▶ **Requirements**
From the opening line of the records through the line bearing "const values = [30, 15.2, 13.3, 8.8, 51];", set down every line exactly.

▶ **Information supplied**

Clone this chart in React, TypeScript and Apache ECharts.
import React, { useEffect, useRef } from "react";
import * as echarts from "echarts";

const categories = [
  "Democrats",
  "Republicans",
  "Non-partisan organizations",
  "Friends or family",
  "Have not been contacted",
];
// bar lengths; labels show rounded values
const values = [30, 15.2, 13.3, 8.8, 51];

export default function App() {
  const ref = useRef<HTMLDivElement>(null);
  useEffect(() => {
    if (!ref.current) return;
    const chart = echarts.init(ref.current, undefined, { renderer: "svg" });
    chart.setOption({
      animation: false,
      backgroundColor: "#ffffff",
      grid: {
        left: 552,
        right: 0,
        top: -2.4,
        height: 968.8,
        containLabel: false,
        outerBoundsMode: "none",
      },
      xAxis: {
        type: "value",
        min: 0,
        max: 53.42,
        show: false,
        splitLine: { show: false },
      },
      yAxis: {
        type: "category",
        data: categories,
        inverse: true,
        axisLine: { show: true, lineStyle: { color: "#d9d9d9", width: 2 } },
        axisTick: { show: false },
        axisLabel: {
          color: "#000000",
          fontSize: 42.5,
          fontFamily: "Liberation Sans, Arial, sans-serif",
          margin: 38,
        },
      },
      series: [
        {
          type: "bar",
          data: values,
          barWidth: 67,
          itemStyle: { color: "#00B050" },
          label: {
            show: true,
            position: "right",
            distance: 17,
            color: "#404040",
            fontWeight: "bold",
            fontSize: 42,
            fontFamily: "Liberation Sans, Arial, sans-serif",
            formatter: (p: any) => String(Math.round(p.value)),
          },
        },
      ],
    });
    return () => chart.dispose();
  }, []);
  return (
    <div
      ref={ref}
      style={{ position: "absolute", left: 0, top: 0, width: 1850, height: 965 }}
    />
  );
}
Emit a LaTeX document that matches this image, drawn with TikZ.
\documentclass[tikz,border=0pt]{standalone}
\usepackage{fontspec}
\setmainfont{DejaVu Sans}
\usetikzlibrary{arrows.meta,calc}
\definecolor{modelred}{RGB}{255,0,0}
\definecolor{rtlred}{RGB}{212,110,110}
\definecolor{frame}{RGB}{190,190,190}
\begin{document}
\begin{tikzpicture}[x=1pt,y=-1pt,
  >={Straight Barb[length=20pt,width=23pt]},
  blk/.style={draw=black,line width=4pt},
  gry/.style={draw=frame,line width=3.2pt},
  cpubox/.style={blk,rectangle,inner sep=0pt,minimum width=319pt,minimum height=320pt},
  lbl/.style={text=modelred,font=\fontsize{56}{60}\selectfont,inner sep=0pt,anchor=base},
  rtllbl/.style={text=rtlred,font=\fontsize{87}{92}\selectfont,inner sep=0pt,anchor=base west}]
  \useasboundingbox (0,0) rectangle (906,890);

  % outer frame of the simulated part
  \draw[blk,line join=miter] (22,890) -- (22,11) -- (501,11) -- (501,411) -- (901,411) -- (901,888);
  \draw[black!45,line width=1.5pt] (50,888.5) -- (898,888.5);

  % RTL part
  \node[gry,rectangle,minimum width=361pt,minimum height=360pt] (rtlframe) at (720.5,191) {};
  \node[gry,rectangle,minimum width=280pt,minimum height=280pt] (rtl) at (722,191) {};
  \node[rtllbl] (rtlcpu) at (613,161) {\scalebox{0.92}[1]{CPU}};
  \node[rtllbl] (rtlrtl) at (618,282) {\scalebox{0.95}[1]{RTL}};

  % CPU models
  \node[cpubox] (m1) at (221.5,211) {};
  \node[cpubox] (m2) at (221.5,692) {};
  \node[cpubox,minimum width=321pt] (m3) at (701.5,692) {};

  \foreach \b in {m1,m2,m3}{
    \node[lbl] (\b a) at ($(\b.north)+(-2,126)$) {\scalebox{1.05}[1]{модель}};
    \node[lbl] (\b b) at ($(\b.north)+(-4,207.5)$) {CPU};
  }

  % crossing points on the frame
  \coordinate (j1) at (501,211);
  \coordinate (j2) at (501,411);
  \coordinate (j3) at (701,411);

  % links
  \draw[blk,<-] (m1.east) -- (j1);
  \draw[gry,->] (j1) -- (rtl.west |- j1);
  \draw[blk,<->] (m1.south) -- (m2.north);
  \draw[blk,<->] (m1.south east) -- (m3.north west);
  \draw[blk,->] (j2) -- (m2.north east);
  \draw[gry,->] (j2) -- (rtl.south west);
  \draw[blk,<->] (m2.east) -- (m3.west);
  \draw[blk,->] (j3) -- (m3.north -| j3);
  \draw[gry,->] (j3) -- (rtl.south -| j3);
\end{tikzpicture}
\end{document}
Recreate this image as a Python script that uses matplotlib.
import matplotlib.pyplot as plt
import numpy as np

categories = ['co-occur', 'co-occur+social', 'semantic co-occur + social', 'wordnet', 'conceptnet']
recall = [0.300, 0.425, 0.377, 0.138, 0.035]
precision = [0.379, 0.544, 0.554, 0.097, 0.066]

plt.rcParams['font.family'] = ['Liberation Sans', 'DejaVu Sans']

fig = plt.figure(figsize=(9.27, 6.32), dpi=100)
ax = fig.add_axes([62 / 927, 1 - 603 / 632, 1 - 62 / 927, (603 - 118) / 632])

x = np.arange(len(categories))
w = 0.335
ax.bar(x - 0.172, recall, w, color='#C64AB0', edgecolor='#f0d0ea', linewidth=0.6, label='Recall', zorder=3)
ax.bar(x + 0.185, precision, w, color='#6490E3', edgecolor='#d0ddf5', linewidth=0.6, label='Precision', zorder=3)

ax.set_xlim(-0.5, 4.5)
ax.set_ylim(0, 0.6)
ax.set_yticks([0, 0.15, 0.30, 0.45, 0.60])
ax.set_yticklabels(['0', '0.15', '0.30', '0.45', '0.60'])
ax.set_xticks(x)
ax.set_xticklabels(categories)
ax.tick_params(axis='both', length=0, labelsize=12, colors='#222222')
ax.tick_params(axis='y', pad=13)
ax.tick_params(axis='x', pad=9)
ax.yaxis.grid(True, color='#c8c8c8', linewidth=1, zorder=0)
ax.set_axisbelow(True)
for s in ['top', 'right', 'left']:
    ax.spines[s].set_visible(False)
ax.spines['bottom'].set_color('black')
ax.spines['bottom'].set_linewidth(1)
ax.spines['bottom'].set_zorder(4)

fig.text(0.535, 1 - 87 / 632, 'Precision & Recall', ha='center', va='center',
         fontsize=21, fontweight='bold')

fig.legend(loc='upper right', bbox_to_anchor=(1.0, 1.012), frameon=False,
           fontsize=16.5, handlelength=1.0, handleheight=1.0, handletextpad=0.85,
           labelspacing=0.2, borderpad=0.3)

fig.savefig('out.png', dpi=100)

▶ **Result below**
Clone this chart in React, TypeScript and Apache ECharts.
import React, { useEffect, useRef } from "react";
import * as echarts from "echarts";

const categories = [
  "Democrats",
  "Republicans",
  "Non-partisan organizations",
  "Friends or family",
  "Have not been contacted",
];
// bar lengths; labels show rounded values
const values = [30, 15.2, 13.3, 8.8, 51];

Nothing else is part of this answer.